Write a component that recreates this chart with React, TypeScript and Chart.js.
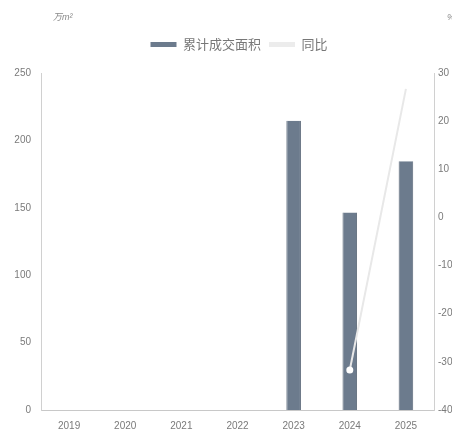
import React, { useEffect, useRef } from "react";
import { Chart, registerables } from "chart.js";

Chart.register(...registerables);

const years = ["2019", "2020", "2021", "2022", "2023", "2024", "2025"];
const areaValues = [null, null, null, null, 214.5, 146.5, 184.5];
const yoyValues = [null, null, null, null, null, -31.7, 26.7];
const leftTicks = [0, 50, 100, 150, 200, 250];
const rightTicks = [-40, -30, -20, -10, 0, 10, 20, 30];

const FONT = "'Liberation Sans', 'Noto Sans CJK SC', sans-serif";
const CJK = "'Noto Sans CJK SC', sans-serif";

// unit captions above both value axes
const unitLabels = {
  id: "unitLabels",
  afterDraw(chart: any) {
    const ctx = chart.ctx;
    ctx.save();
    ctx.fillStyle = "#8a8a8a";
    ctx.font = `italic 9px ${FONT}`;
    ctx.textBaseline = "middle";
    ctx.textAlign = "left";
    ctx.fillText("万m²", 53, 17);
    ctx.fillText("%", 447, 17);
    ctx.restore();
  },
};

// extra room below the legend row, and legend centred over the plot
const legendRoom = {
  id: "legendRoom",
  beforeLayout(chart: any) {
    const legend = chart.legend;
    if (legend && !legend._roomPatched) {
      const fit = legend.fit.bind(legend);
      legend.fit = function () {
        fit();
        this.height += 12;
      };
      legend._roomPatched = true;
    }
  },
  afterLayout(chart: any) {
    const legend = chart.legend;
    if (legend) legend.left += 26;
  },
};

export default function App() {
  const ref = useRef<HTMLCanvasElement>(null);

  useEffect(() => {
    document.body.style.margin = "0";
    const chart = new Chart(ref.current!, {
      type: "bar",
      data: {
        labels: years,
        datasets: [
          {
            type: "bar",
            label: "累计成交面积",
            data: areaValues,
            backgroundColor: "#6c7b8d",
            borderColor: "#5d6a7a",
            borderWidth: { left: 1, right: 1, top: 0, bottom: 0 } as any,
            barPercentage: 0.5,
            categoryPercentage: 0.52,
            yAxisID: "y",
            order: 2,
          },
          {
            type: "line",
            label: "同比",
            data: yoyValues,
            borderColor: "#e8e8e8",
            backgroundColor: "#ffffff",
            borderWidth: 2,
            pointRadius: [0, 0, 0, 0, 0, 3.5, 0],
            pointBorderWidth: 0,
            pointBackgroundColor: "#ffffff",
            spanGaps: false,
            yAxisID: "y1",
            order: 1,
            clip: false as any,
          },
        ],
      },
      options: {
        animation: false,
        responsive: false,
        layout: { padding: { top: 30, left: 0, right: 0, bottom: 0 } },
        plugins: {
          legend: {
            display: true,
            position: "top",
            labels: {
              font: { family: CJK, size: 13 },
              color: "#777777",
              boxWidth: 26,
              boxHeight: 5,
              padding: 8,
              generateLabels() {
                return [
                  {
                    text: "累计成交面积",
                    fillStyle: "#6c7b8d",
                    strokeStyle: "#6c7b8d",
                    lineWidth: 0,
                    datasetIndex: 0,
                    fontColor: "#777777",
                  },
                  {
                    text: "同比",
                    fillStyle: "#ececec",
                    strokeStyle: "#ececec",
                    lineWidth: 0,
                    datasetIndex: 1,
                    fontColor: "#777777",
                  },
                ] as any;
              },
            },
          },
          tooltip: { enabled: false },
        },
        scales: {
          x: {
            grid: { display: false, drawTicks: false },
            border: { color: "#c8c8c8", width: 1 },
            ticks: {
              font: { family: FONT, size: 10 },
              color: "#7a7a7a",
              padding: 10,
              maxRotation: 0,
            },
            afterFit(scale: any) {
              scale.height = 25;
            },
          },
          y: {
            position: "left",
            min: 0,
            max: 250,
            afterBuildTicks(scale: any) {
              scale.ticks = leftTicks.map((v) => ({ value: v }));
            },
            grid: { display: false, drawTicks: false },
            border: { color: "#d0d0d0", width: 1 },
            ticks: {
              font: { family: FONT, size: 10 },
              color: "#7a7a7a",
              padding: 10,
            },
            afterFit(scale: any) {
              scale.width = 41;
            },
          },
          y1: {
            position: "right",
            min: -40,
            max: 30,
            afterBuildTicks(scale: any) {
              scale.ticks = rightTicks.map((v) => ({ value: v }));
            },
            grid: { display: false, drawOnChartArea: false, drawTicks: false },
            border: { color: "#d0d0d0", width: 1 },
            ticks: {
              font: { family: FONT, size: 10 },
              color: "#7a7a7a",
              padding: 4,
            },
            afterFit(scale: any) {
              scale.width = 18;
            },
          },
        },
      },
      plugins: [unitLabels, legendRoom],
    });
    return () => chart.destroy();
  }, []);

  return (
    <div style={{ position: "absolute", left: 0, top: 0, width: 452, height: 435, background: "#ffffff" }}>
      <canvas ref={ref} width={452} height={435} />
    </div>
  );
}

▸ **DIRECTIONS FOR THIS TASK**
Every line from the start of the listing above through the line with "const ref = useRef<HTMLCanvasElement>(null);" should be repeated exactly; skip the pictures and add nothing else.

▸ **FULL RESPONSE**
Write a component that recreates this chart with React, TypeScript and Chart.js.
import React, { useEffect, useRef } from "react";
import { Chart, registerables } from "chart.js";

Chart.register(...registerables);

const years = ["2019", "2020", "2021", "2022", "2023", "2024", "2025"];
const areaValues = [null, null, null, null, 214.5, 146.5, 184.5];
const yoyValues = [null, null, null, null, null, -31.7, 26.7];
const leftTicks = [0, 50, 100, 150, 200, 250];
const rightTicks = [-40, -30, -20, -10, 0, 10, 20, 30];

const FONT = "'Liberation Sans', 'Noto Sans CJK SC', sans-serif";
const CJK = "'Noto Sans CJK SC', sans-serif";

// unit captions above both value axes
const unitLabels = {
  id: "unitLabels",
  afterDraw(chart: any) {
    const ctx = chart.ctx;
    ctx.save();
    ctx.fillStyle = "#8a8a8a";
    ctx.font = `italic 9px ${FONT}`;
    ctx.textBaseline = "middle";
    ctx.textAlign = "left";
    ctx.fillText("万m²", 53, 17);
    ctx.fillText("%", 447, 17);
    ctx.restore();
  },
};

// extra room below the legend row, and legend centred over the plot
const legendRoom = {
  id: "legendRoom",
  beforeLayout(chart: any) {
    const legend = chart.legend;
    if (legend && !legend._roomPatched) {
      const fit = legend.fit.bind(legend);
      legend.fit = function () {
        fit();
        this.height += 12;
      };
      legend._roomPatched = true;
    }
  },
  afterLayout(chart: any) {
    const legend = chart.legend;
    if (legend) legend.left += 26;
  },
};

export default function App() {
  const ref = useRef<HTMLCanvasElement>(null);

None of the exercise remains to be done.